The Liar School of Herodotos is a learned assembly of resources, spirited in its argumentation, and at times entertaining. P. rightly points out that Fehling, having identified elements in Herodotean stories inappropriate to his sources, too quickly assumes that Herodotus invented these sources. But he fails to present an alternative theory of transmission in which recent anthropological work on social memory would be relevant. 4 This failure stems, to my mind, from the polarized (and ambiguously defined) terms of the debate: veracity vs. fiction. Fehling refers to free invention but defines this sometimes as Herodotean fabrication and sometimes as genuine, but Hellenized, local tradition. P., on the other hand, considers only the historical reality behind Herodotus account. Neither is sufficient. Instead, we need to examine the nature of social memory and oral tradition, on the one hand, and on the other, how the Greeks perceived variants of the same story. Although P. shows convincingly, to my mind, that Fehling’s argument is tendentious and that he passes over crucial evidence, he does not deal to Fehling’s work the final death blow.
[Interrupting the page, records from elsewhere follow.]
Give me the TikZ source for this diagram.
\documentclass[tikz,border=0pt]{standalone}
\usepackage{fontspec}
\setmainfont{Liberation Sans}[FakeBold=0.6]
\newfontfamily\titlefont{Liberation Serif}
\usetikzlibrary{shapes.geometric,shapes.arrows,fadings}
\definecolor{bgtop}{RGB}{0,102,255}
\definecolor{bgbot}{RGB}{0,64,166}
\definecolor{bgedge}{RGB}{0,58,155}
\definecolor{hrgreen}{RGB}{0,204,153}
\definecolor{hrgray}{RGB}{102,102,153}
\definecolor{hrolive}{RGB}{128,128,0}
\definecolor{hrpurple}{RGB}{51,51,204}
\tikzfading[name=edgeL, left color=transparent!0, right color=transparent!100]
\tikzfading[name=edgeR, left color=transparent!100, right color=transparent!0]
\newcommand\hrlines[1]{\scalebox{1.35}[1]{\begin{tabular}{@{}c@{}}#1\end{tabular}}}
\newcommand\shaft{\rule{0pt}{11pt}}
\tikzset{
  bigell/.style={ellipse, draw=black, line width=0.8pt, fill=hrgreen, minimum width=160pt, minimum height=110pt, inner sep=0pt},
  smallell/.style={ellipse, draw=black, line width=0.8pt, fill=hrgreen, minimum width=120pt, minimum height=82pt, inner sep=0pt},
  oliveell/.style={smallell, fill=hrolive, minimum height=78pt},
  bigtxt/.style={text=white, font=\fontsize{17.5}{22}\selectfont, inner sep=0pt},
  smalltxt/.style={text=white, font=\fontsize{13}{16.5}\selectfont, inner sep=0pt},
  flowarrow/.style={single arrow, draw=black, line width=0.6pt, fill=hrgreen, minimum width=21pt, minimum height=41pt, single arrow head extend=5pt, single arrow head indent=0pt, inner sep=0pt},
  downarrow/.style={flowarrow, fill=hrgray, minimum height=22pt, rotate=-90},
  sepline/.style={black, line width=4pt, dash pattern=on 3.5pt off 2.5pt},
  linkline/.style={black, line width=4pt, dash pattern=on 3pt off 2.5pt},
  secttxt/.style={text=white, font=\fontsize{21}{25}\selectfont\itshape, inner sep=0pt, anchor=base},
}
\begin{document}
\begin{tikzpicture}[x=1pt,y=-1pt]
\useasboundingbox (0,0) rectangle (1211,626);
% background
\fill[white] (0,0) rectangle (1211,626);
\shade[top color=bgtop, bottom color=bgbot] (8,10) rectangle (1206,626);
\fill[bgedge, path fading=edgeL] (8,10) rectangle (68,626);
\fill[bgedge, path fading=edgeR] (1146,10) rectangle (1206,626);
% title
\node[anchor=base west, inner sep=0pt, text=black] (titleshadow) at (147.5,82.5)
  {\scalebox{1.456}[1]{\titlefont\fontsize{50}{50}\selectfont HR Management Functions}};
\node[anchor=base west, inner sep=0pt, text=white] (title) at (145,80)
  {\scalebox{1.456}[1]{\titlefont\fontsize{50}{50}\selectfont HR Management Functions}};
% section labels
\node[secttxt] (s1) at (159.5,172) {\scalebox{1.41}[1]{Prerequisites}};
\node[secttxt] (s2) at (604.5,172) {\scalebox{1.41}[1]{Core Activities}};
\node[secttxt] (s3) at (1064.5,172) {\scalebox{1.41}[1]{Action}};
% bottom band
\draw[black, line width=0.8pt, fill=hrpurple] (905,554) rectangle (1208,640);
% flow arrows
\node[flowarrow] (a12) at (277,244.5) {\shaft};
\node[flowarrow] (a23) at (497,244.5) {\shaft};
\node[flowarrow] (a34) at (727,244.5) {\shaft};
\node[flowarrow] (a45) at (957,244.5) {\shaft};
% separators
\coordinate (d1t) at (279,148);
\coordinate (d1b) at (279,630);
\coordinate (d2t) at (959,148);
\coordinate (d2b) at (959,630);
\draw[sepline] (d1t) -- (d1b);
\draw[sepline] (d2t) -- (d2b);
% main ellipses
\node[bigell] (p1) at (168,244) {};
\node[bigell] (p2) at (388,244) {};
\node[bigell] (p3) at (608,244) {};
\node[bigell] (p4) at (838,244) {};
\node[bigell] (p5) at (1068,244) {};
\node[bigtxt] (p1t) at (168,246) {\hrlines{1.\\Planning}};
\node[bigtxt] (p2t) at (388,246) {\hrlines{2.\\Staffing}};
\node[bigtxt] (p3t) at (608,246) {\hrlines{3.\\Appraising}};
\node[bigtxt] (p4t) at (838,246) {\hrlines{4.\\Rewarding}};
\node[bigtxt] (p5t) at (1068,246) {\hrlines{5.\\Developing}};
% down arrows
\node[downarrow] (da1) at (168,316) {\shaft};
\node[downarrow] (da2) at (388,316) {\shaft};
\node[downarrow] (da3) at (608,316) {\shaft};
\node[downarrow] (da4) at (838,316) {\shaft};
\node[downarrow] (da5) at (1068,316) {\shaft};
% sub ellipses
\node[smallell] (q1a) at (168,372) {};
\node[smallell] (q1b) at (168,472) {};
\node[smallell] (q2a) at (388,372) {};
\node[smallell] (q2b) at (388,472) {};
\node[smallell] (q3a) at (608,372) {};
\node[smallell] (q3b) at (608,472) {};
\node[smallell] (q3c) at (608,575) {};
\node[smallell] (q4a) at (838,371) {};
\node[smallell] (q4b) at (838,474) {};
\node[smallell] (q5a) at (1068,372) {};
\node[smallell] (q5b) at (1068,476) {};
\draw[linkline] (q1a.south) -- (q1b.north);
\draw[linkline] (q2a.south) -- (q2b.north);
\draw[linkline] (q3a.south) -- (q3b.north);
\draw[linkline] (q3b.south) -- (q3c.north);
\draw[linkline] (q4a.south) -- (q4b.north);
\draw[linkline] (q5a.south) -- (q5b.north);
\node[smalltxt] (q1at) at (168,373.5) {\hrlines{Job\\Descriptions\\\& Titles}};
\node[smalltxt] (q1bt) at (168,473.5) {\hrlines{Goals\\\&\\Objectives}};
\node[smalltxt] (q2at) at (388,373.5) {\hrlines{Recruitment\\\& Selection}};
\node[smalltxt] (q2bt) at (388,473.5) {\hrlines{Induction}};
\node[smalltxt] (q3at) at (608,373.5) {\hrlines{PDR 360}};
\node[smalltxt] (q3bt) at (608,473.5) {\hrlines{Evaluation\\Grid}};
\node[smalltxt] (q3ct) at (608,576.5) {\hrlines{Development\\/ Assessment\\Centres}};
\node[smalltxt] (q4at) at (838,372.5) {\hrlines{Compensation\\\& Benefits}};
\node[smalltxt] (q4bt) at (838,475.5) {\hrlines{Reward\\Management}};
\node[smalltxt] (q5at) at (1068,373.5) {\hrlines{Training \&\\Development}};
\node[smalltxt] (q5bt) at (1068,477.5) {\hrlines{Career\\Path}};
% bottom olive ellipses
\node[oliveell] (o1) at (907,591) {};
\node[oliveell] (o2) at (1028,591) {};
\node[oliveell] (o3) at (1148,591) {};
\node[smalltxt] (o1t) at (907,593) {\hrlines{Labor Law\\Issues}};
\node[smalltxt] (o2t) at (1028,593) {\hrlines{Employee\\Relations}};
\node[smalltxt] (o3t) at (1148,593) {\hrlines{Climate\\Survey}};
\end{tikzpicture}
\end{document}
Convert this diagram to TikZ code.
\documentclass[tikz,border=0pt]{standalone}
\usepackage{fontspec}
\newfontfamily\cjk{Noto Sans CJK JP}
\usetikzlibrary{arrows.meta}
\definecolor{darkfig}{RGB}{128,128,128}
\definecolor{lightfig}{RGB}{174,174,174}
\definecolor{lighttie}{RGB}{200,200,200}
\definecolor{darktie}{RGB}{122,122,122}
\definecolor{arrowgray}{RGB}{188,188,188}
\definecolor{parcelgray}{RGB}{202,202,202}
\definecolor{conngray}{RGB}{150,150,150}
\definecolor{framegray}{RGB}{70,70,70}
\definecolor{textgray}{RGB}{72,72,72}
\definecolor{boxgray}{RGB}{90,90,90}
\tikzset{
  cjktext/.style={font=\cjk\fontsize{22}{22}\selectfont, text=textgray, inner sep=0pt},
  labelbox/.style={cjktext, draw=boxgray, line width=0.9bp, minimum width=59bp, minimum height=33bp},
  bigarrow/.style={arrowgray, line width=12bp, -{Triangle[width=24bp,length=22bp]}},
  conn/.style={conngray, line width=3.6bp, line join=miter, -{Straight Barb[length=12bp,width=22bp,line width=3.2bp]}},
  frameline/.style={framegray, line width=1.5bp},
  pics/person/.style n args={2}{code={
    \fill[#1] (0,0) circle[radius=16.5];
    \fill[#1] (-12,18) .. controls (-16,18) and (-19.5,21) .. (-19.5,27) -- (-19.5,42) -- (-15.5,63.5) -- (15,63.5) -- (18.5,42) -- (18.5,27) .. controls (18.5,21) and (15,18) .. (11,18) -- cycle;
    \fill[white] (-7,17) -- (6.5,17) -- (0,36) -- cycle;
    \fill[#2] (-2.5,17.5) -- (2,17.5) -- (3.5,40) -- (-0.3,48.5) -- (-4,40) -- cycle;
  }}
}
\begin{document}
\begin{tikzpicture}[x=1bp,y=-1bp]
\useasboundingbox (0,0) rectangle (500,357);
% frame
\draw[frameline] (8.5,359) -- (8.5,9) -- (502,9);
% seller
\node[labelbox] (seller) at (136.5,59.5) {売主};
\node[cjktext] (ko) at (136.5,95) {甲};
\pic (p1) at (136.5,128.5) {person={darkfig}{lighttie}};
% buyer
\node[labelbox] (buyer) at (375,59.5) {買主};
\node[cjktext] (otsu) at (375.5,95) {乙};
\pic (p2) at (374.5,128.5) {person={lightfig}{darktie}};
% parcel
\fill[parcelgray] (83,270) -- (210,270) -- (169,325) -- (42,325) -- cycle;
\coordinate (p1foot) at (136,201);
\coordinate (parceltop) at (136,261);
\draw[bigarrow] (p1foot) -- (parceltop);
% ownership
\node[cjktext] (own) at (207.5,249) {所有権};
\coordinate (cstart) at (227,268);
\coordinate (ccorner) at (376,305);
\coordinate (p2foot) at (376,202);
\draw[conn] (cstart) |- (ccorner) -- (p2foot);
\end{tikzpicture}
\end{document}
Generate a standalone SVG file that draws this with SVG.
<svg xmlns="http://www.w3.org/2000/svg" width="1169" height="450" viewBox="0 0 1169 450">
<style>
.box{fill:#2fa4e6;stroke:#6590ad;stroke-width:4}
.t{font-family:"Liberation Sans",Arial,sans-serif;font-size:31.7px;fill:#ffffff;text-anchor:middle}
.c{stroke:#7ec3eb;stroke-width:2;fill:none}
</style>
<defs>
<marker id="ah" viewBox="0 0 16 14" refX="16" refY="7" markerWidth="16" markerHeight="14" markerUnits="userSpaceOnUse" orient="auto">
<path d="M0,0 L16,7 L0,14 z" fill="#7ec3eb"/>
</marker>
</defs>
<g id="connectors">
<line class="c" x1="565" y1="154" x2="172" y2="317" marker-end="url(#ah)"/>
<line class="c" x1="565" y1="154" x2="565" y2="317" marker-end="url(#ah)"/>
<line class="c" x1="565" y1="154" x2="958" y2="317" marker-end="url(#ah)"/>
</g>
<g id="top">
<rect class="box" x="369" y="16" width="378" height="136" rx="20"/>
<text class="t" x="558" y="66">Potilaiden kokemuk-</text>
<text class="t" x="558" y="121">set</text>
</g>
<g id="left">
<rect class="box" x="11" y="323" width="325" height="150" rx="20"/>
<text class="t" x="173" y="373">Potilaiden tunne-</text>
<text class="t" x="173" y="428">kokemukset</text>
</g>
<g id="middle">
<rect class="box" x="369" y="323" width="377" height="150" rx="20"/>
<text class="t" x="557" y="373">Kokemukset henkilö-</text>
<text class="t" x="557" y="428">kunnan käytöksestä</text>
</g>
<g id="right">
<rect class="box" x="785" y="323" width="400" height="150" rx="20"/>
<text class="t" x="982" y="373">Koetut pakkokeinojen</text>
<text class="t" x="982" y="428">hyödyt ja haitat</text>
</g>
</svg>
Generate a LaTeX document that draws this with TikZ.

[1] See Arnaldo Momigliano, “The Place of Herodotus in the History of Historiography,”History 43 (1958) 1-13 and J. A. S. Evans, “Father of History or Father of Lies: The Reputation of Herodotus,”CJ 64(1968) 11-17. [2] Cambridge Ancient History 2.2 (1975) 709-710. [3] Unesco General History of Africa 2 (Berkeley 1981) ed. G. Mokhtar. [4] See James Fentress and Chris Wickham, Social Memory (Oxford and Cambridge 1992), R. Thomas, Oral Tradition and Written Record in Classical Athens (Cambridge, 1989) and on Herodotus in particular, chapter 2 of John Gould’s book Herodotus (New York, 1989).